= Peak envelope power =

Measure of radio transmission power

Representation of the peak envelope power (PEP) using the example of an AM-modulated signal. The PEP is the power area shown in red.

Peak envelope power (PEP) is the average power over a single radio frequency cycle at the crest of the modulation. PEP is normally considered the power output at the occasional or continuously repeating crest of the modulation envelope under normal operating conditions. Many regulatory authorities use PEP to set maximum power standards for radio transmitters.

==AM PEP==
Assuming linear, perfectly symmetrical, 100% modulation of a carrier, PEP output of an AM transmitter is four times its carrier PEP; in other words, a typical modern 100-watt amateur transceiver is usually rated for no more than, and often less than, 25 watts carrier output when operating in AM.

==PEP vs. average power==
PEP is equal to steady carrier power, or radiotelegraph dot or dash average power, in a properly-formed CW transmission. PEP is also equal to average power in a steady FM, FSK, or RTTY transmission.

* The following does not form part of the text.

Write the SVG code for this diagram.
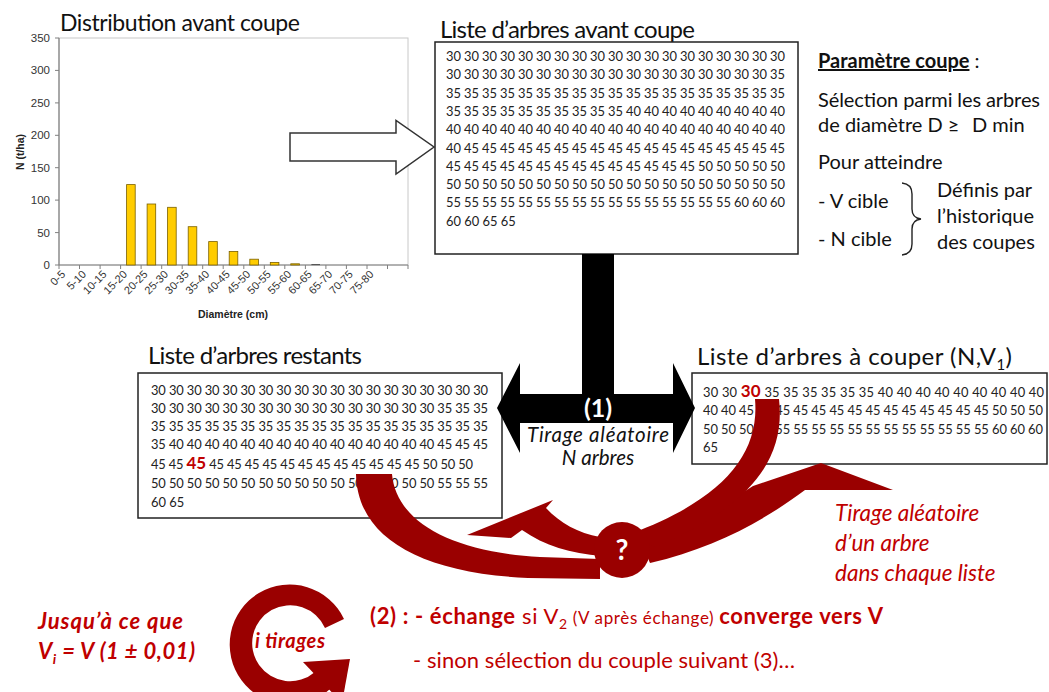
<svg xmlns="http://www.w3.org/2000/svg" width="1049" height="692" viewBox="0 0 1049 692">
<style>
.t{font-family:Lato,"Liberation Sans",sans-serif;fill:#111}
.ttl{font-size:24px}
.num{font-family:Lato,"Liberation Sans",sans-serif;font-size:12.9px;fill:#222}
.hl{font-weight:bold;font-size:17px;fill:#c00000}
.ax{font-family:"Liberation Sans",Arial,sans-serif;font-size:11.5px;fill:#333}
.xl{font-family:"Liberation Sans",Arial,sans-serif;font-size:11px;fill:#333}
.box{fill:#fff;stroke:#222;stroke-width:1.5}
.bar{fill:#ffcc00;stroke:#7a6000;stroke-width:0.8}
.red{fill:#9a0000}
.rt{font-family:Lato,"Liberation Sans",sans-serif;fill:#c00000}
.p{font-family:Lato,"Liberation Sans",sans-serif;font-size:20px;fill:#111}
</style>
<rect width="1049" height="692" fill="#fff"/>

<g id="chart">
<text class="t" font-size="23" x="60" y="31" textLength="240">Distribution avant coupe</text>
<rect x="59" y="38" width="349" height="227" fill="#fff" stroke="#c8c8c8" stroke-width="1"/>
<line x1="59" y1="38" x2="59" y2="265" stroke="#808080" stroke-width="1.2"/>
<line x1="59" y1="265" x2="408" y2="265" stroke="#808080" stroke-width="1.2"/>
<g stroke="#808080" stroke-width="1">
<line x1="55" y1="38" x2="59" y2="38"/><line x1="55" y1="70.4" x2="59" y2="70.4"/><line x1="55" y1="102.9" x2="59" y2="102.9"/><line x1="55" y1="135.3" x2="59" y2="135.3"/><line x1="55" y1="167.7" x2="59" y2="167.7"/><line x1="55" y1="200.1" x2="59" y2="200.1"/><line x1="55" y1="232.6" x2="59" y2="232.6"/><line x1="55" y1="265" x2="59" y2="265"/>
<line x1="59" y1="265" x2="59" y2="269"/><line x1="79.5" y1="265" x2="79.5" y2="269"/><line x1="100.1" y1="265" x2="100.1" y2="269"/><line x1="120.6" y1="265" x2="120.6" y2="269"/><line x1="141.1" y1="265" x2="141.1" y2="269"/><line x1="161.7" y1="265" x2="161.7" y2="269"/><line x1="182.2" y1="265" x2="182.2" y2="269"/><line x1="202.7" y1="265" x2="202.7" y2="269"/><line x1="223.2" y1="265" x2="223.2" y2="269"/><line x1="243.8" y1="265" x2="243.8" y2="269"/><line x1="264.3" y1="265" x2="264.3" y2="269"/><line x1="284.8" y1="265" x2="284.8" y2="269"/><line x1="305.4" y1="265" x2="305.4" y2="269"/><line x1="325.9" y1="265" x2="325.9" y2="269"/><line x1="346.4" y1="265" x2="346.4" y2="269"/><line x1="367" y1="265" x2="367" y2="269"/><line x1="387.5" y1="265" x2="387.5" y2="269"/><line x1="408" y1="265" x2="408" y2="269"/>
</g>
<g class="ax" text-anchor="end">
<text x="50" y="42">350</text><text x="50" y="74.4">300</text><text x="50" y="106.9">250</text><text x="50" y="139.3">200</text><text x="50" y="171.7">150</text><text x="50" y="204.1">100</text><text x="50" y="236.6">50</text><text x="50" y="269">0</text>
</g>
<rect class="bar" x="126.6" y="184.6" width="8.6" height="80.4"/>
<rect class="bar" x="147.1" y="204" width="8.6" height="61"/>
<rect class="bar" x="167.6" y="207.3" width="8.6" height="57.7"/>
<rect class="bar" x="188.2" y="226.7" width="8.6" height="38.3"/>
<rect class="bar" x="208.7" y="241.6" width="8.6" height="23.4"/>
<rect class="bar" x="229.2" y="251.4" width="8.6" height="13.6"/>
<rect class="bar" x="249.8" y="259.2" width="8.6" height="5.8"/>
<rect class="bar" x="270.3" y="262.4" width="8.6" height="2.6"/>
<rect class="bar" x="290.8" y="263.8" width="8.6" height="1.2"/>
<line x1="311.4" y1="264.6" x2="320" y2="264.6" stroke="#333" stroke-width="0.8"/>
<g class="xl" text-anchor="end">
<text x="66" y="275" transform="rotate(-45 66 275)">0-5</text>
<text x="86.8" y="275" transform="rotate(-45 86.8 275)">5-10</text>
<text x="107.3" y="275" transform="rotate(-45 107.3 275)">10-15</text>
<text x="127.9" y="275" transform="rotate(-45 127.9 275)">15-20</text>
<text x="148.4" y="275" transform="rotate(-45 148.4 275)">20-25</text>
<text x="168.9" y="275" transform="rotate(-45 168.9 275)">25-30</text>
<text x="189.5" y="275" transform="rotate(-45 189.5 275)">30-35</text>
<text x="210" y="275" transform="rotate(-45 210 275)">35-40</text>
<text x="230.5" y="275" transform="rotate(-45 230.5 275)">40-45</text>
<text x="251.1" y="275" transform="rotate(-45 251.1 275)">45-50</text>
<text x="271.6" y="275" transform="rotate(-45 271.6 275)">50-55</text>
<text x="292.1" y="275" transform="rotate(-45 292.1 275)">55-60</text>
<text x="312.7" y="275" transform="rotate(-45 312.7 275)">60-65</text>
<text x="333.2" y="275" transform="rotate(-45 333.2 275)">65-70</text>
<text x="353.7" y="275" transform="rotate(-45 353.7 275)">70-75</text>
<text x="374.3" y="275" transform="rotate(-45 374.3 275)">75-80</text>
</g>
<text x="233" y="318" text-anchor="middle" font-family="Liberation Sans,Arial,sans-serif" font-size="10.5" font-weight="bold" fill="#222">Diamètre (cm)</text>
<text x="0" y="0" transform="translate(24 152) rotate(-90)" text-anchor="middle" font-family="Liberation Sans,Arial,sans-serif" font-size="10.5" font-weight="bold" fill="#222">N (t/ha)</text>
</g>

<g id="hollow-arrow">
<polygon points="290,133 396,133 396,120.5 434,147 396,174 396,161 290,161" fill="#fff" stroke="#333" stroke-width="1.5"/>
</g>

<g id="list-avant">
<text class="t ttl" x="440" y="38" textLength="255">Liste d’arbres avant coupe</text>
<rect class="box" x="435" y="42" width="363" height="212"/>
<g class="num">
<text x="446" y="61" textLength="339">30 30 30 30 30 30 30 30 30 30 30 30 30 30 30 30 30 30 30</text>
<text x="446" y="79.3" textLength="339">30 30 30 30 30 30 30 30 30 30 30 30 30 30 30 30 30 30 35</text>
<text x="446" y="97.6" textLength="339">35 35 35 35 35 35 35 35 35 35 35 35 35 35 35 35 35 35 35</text>
<text x="446" y="115.9" textLength="339">35 35 35 35 35 35 35 35 35 35 40 40 40 40 40 40 40 40 40</text>
<text x="446" y="134.2" textLength="339">40 40 40 40 40 40 40 40 40 40 40 40 40 40 40 40 40 40 40</text>
<text x="446" y="152.5" textLength="339">40 45 45 45 45 45 45 45 45 45 45 45 45 45 45 45 45 45 45</text>
<text x="446" y="170.8" textLength="339">45 45 45 45 45 45 45 45 45 45 45 45 45 45 50 50 50 50 50</text>
<text x="446" y="189.1" textLength="339">50 50 50 50 50 50 50 50 50 50 50 50 50 50 50 50 50 50 50</text>
<text x="446" y="207.4" textLength="339">55 55 55 55 55 55 55 55 55 55 55 55 55 55 55 55 60 60 60</text>
<text x="446" y="225.7">60 60 65 65</text>
</g>
</g>

<g id="parametres">
<text class="p" x="818" y="68"><tspan font-weight="bold" text-decoration="underline">Paramètre coupe</tspan> :</text>
<text class="p" x="818" y="107" textLength="222">Sélection parmi les arbres</text>
<text class="p" x="818" y="132">de diamètre D ≥<tspan x="972">D min</tspan></text>
<text class="p" x="818" y="169">Pour atteindre</text>
<text class="p" x="818" y="208">- V cible</text>
<text class="p" x="818" y="246">- N cible</text>
<path d="M 902,183 Q 912,184 912,194 L 912,209 Q 912,218 921,219 Q 912,220 912,229 L 912,244 Q 912,254 902,255" fill="none" stroke="#222" stroke-width="1.4"/>
<text class="p" x="937" y="197">Définis par</text>
<text class="p" x="937" y="223">l’historique</text>
<text class="p" x="937" y="249">des coupes</text>
</g>

<g id="list-restants">
<text class="t ttl" x="148" y="364" textLength="214">Liste d’arbres restants</text>
<rect class="box" x="138" y="373" width="364" height="145"/>
<g class="num">
<text x="151" y="394.5" textLength="337">30 30 30 30 30 30 30 30 30 30 30 30 30 30 30 30 30 30 30</text>
<text x="151" y="413" textLength="337">30 30 30 30 30 30 30 30 30 30 30 30 30 30 30 30 35 35 35</text>
<text x="151" y="431" textLength="337">35 35 35 35 35 35 35 35 35 35 35 35 35 35 35 35 35 35 35</text>
<text x="151" y="449" textLength="337">35 40 40 40 40 40 40 40 40 40 40 40 40 40 40 40 45 45 45</text>
<text x="151" y="469" textLength="322">45 45 <tspan class="hl">45</tspan> 45 45 45 45 45 45 45 45 45 45 45 45 50 50 50</text>
<text x="151" y="488" textLength="337">50 50 50 50 50 50 50 50 50 50 50 50 50 50 50 50 55 55 55</text>
<text x="151" y="507">60 65</text>
</g>
</g>

<g id="list-couper">
<text class="t ttl" x="697" y="365" textLength="315">Liste d’arbres à couper (N,V<tspan font-size="15" dy="5">1</tspan><tspan dy="-5">)</tspan></text>
<rect class="box" x="692" y="373" width="355" height="91"/>
<g class="num">
<text x="703" y="396.5" textLength="341">30 30 <tspan class="hl">30</tspan> 35 35 35 35 35 35 40 40 40 40 40 40 40 40 40</text>
<text x="703" y="415" textLength="340">40 40 45 45 45 45 45 45 45 45 45 45 45 45 45 45 50 50 50</text>
<text x="703" y="433.5" textLength="340">50 50 50 55 55 55 55 55 55 55 55 55 55 55 55 55 60 60 60</text>
<text x="703" y="452">65</text>
</g>
</g>

<g id="tirage-1">
<polygon points="582,254 614,254 614,394 673,394 673,363 695,408 673,453 673,423 520,423 520,453 497,408 520,363 520,394 582,394" fill="#000"/>
<text x="598" y="417" text-anchor="middle" font-family="Lato,'Liberation Sans',sans-serif" font-size="25" font-weight="bold" fill="#fff">(1)</text>
<text x="598" y="442" text-anchor="middle" font-family="Lato,'Liberation Sans',sans-serif" font-size="20.5" font-style="italic" fill="#111" textLength="142">Tirage aléatoire</text>
<text x="598" y="465" text-anchor="middle" font-family="Lato,'Liberation Sans',sans-serif" font-size="20.5" font-style="italic" fill="#111">N arbres</text>
</g>

<g id="connectors">
<path class="red" d="M 356,474 L 392,474 C 396,522 452,552 540,557 L 600,559 L 600,579 L 528,578 C 418,573 357,536 356,474 Z"/>
<path class="red" d="M 640,540 C 690,525 728,502 753,486 L 821,463 L 893,490 L 805,490 C 765,520 715,548 650,563 Z"/>
<path class="red" d="M 755,399 L 779,399 C 785,452 760,503 655,547 L 630,534 C 722,500 760,455 755,399 Z"/>
<path class="red" d="M 600,537 C 578,533 560,523 546,508 L 553,500 L 467,535 L 511,538 L 522,530 C 545,546 570,553 602,556 Z"/>
</g>

<g id="exchange-node">
<circle class="red" cx="622" cy="550" r="28"/>
<text x="622" y="560" text-anchor="middle" font-family="Lato,'Liberation Sans',sans-serif" font-size="28" font-weight="bold" fill="#fff">?</text>
</g>

<g id="note-tirage">
<text class="rt" font-size="22.5" font-style="italic" x="835" y="521">Tirage aléatoire</text>
<text class="rt" font-size="22.5" font-style="italic" x="835" y="551">d’un arbre</text>
<text class="rt" font-size="22.5" font-style="italic" x="835" y="581">dans chaque liste</text>
</g>

<g id="condition">
<text class="rt" font-size="22" font-style="italic" font-weight="bold" x="38" y="629" textLength="145">Jusqu’à ce que</text>
<text class="rt" font-size="22" font-style="italic" font-weight="bold" x="38" y="659" textLength="157">V<tspan font-size="14" dy="5">i</tspan><tspan dy="-5"> = V (1 ± 0,01)</tspan></text>
</g>

<g id="loop">
<path class="red" d="M 344,619 A 60 60 0 1 0 330,689 L 315,672 A 38 38 0 1 1 325,628 Z"/>
<polygon class="red" points="303,662 350,659 342,703"/>
<text class="rt" font-size="20" font-style="italic" font-weight="bold" x="290" y="648" text-anchor="middle" textLength="70">i tirages</text>
</g>

<g id="regle">
<text class="rt" font-size="22" x="370" y="624" textLength="513"><tspan font-weight="bold">(2) : - échange</tspan> si V<tspan font-size="14" dy="5">2</tspan><tspan dy="-5" font-size="17"> (V après échange) </tspan><tspan font-weight="bold">converge vers V</tspan></text>
<text class="rt" font-size="22" x="413" y="668" textLength="382">- sinon sélection du couple suivant (3)…</text>
</g>
</svg>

Although average power is the same as PEP for complex modulation forms, such as FSK, the peak envelope power bears no particular ratio or mathematical relationship to longer-term average power in distorted envelopes, such as a CW waveform with power overshoot, or with amplitude modulated waveforms, such as SSB or AM voice transmissions. Typical average power of a SSB voice transmission, for example, is 10-20% of PEP. The percentage of longer term average power to PEP increases with processing, and commonly reaches ~50% with extreme speech processing.

==PEP level control==
Most modern amateur transceivers sample PEP to adjust power, using an ALC (automatic level control) system. Time delay in the ALC system and finite time of RF signals passing through multiple stages, in particular narrow filters, often gives rise to unusual envelope distortion. This distortion commonly appears as envelope power overshoot on leading edges, and sometimes causes negative carrier shift on AM. Some more poorly designed transceivers have a short term envelope power overshoot several times the steady-state PEP setting. This envelope overshoot further complicates definitions of PEP and average power.

PEP was often used in non-broadcast AM applications because it most accurately described the potential of mobile transmitters to interfere with each other. Its use is now somewhat deprecated, with the average transmitter power output (or sometimes average effective radiated power) now typically being preferred.